Directive: Retype exactly what runs from the first line of the data to the line with "const red = '#d41c1c';", keeping both of those lines and skipping pictures.
-------- Collected material --------
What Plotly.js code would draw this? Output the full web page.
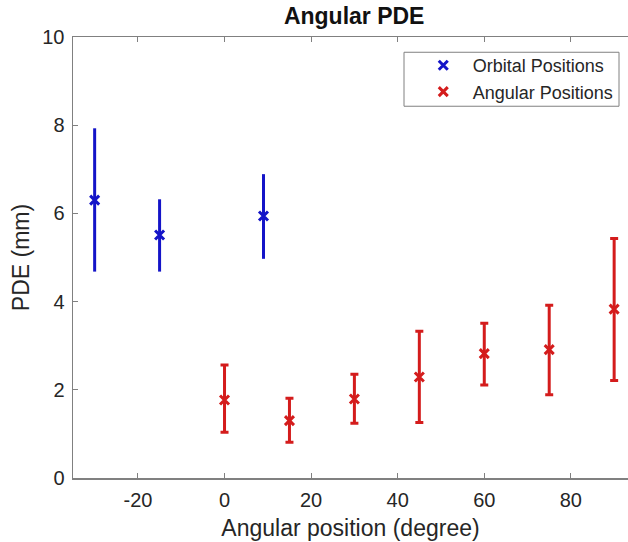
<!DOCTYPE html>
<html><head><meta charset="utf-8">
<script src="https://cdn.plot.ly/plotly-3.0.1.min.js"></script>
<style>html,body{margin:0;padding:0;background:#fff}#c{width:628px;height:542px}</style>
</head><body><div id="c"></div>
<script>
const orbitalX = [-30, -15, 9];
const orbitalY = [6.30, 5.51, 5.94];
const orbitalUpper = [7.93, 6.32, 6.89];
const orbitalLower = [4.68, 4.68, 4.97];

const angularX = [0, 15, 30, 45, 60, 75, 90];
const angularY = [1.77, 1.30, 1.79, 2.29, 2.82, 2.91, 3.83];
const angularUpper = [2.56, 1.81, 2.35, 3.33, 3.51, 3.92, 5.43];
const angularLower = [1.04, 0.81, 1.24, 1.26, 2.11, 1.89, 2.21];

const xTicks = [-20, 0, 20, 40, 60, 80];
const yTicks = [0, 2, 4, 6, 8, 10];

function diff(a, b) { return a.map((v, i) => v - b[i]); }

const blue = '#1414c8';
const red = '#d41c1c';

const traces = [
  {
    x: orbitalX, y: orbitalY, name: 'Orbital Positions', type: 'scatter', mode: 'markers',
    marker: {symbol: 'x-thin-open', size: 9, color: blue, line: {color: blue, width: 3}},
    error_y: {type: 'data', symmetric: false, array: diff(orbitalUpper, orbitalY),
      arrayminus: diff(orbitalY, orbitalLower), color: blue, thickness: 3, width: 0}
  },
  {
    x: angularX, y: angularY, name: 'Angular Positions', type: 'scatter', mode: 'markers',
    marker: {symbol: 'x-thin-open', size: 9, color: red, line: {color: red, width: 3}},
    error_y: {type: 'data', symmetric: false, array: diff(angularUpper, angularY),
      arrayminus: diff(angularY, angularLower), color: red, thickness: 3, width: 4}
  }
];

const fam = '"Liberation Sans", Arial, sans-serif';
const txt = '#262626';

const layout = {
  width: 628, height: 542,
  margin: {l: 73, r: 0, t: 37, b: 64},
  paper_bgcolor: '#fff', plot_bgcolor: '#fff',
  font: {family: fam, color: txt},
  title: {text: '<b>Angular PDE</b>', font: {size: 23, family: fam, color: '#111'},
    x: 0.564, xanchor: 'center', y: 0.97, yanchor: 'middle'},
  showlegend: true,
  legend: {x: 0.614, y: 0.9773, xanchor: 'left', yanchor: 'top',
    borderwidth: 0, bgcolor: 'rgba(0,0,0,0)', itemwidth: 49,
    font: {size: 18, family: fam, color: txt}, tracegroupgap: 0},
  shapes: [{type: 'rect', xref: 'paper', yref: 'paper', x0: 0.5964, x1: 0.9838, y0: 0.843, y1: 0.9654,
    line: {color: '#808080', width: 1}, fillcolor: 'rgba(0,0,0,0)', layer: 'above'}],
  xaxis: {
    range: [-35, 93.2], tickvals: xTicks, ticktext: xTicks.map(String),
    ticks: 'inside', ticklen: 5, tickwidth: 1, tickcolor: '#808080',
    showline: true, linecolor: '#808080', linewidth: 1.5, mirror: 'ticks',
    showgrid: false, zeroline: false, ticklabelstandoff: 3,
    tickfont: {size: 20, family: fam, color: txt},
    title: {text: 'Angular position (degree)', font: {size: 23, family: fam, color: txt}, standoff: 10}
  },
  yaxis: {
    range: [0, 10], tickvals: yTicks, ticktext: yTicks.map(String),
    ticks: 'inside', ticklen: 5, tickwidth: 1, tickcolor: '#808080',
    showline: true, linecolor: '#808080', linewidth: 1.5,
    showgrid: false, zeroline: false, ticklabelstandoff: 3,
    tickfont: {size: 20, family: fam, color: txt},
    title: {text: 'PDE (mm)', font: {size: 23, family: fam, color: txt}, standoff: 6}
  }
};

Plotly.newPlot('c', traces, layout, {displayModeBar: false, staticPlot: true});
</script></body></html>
--------
Reply to the task:
What Plotly.js code would draw this? Output the full web page.
<!DOCTYPE html>
<html><head><meta charset="utf-8">
<script src="https://cdn.plot.ly/plotly-3.0.1.min.js"></script>
<style>html,body{margin:0;padding:0;background:#fff}#c{width:628px;height:542px}</style>
</head><body><div id="c"></div>
<script>
const orbitalX = [-30, -15, 9];
const orbitalY = [6.30, 5.51, 5.94];
const orbitalUpper = [7.93, 6.32, 6.89];
const orbitalLower = [4.68, 4.68, 4.97];

const angularX = [0, 15, 30, 45, 60, 75, 90];
const angularY = [1.77, 1.30, 1.79, 2.29, 2.82, 2.91, 3.83];
const angularUpper = [2.56, 1.81, 2.35, 3.33, 3.51, 3.92, 5.43];
const angularLower = [1.04, 0.81, 1.24, 1.26, 2.11, 1.89, 2.21];

const xTicks = [-20, 0, 20, 40, 60, 80];
const yTicks = [0, 2, 4, 6, 8, 10];

function diff(a, b) { return a.map((v, i) => v - b[i]); }

const blue = '#1414c8';
const red = '#d41c1c';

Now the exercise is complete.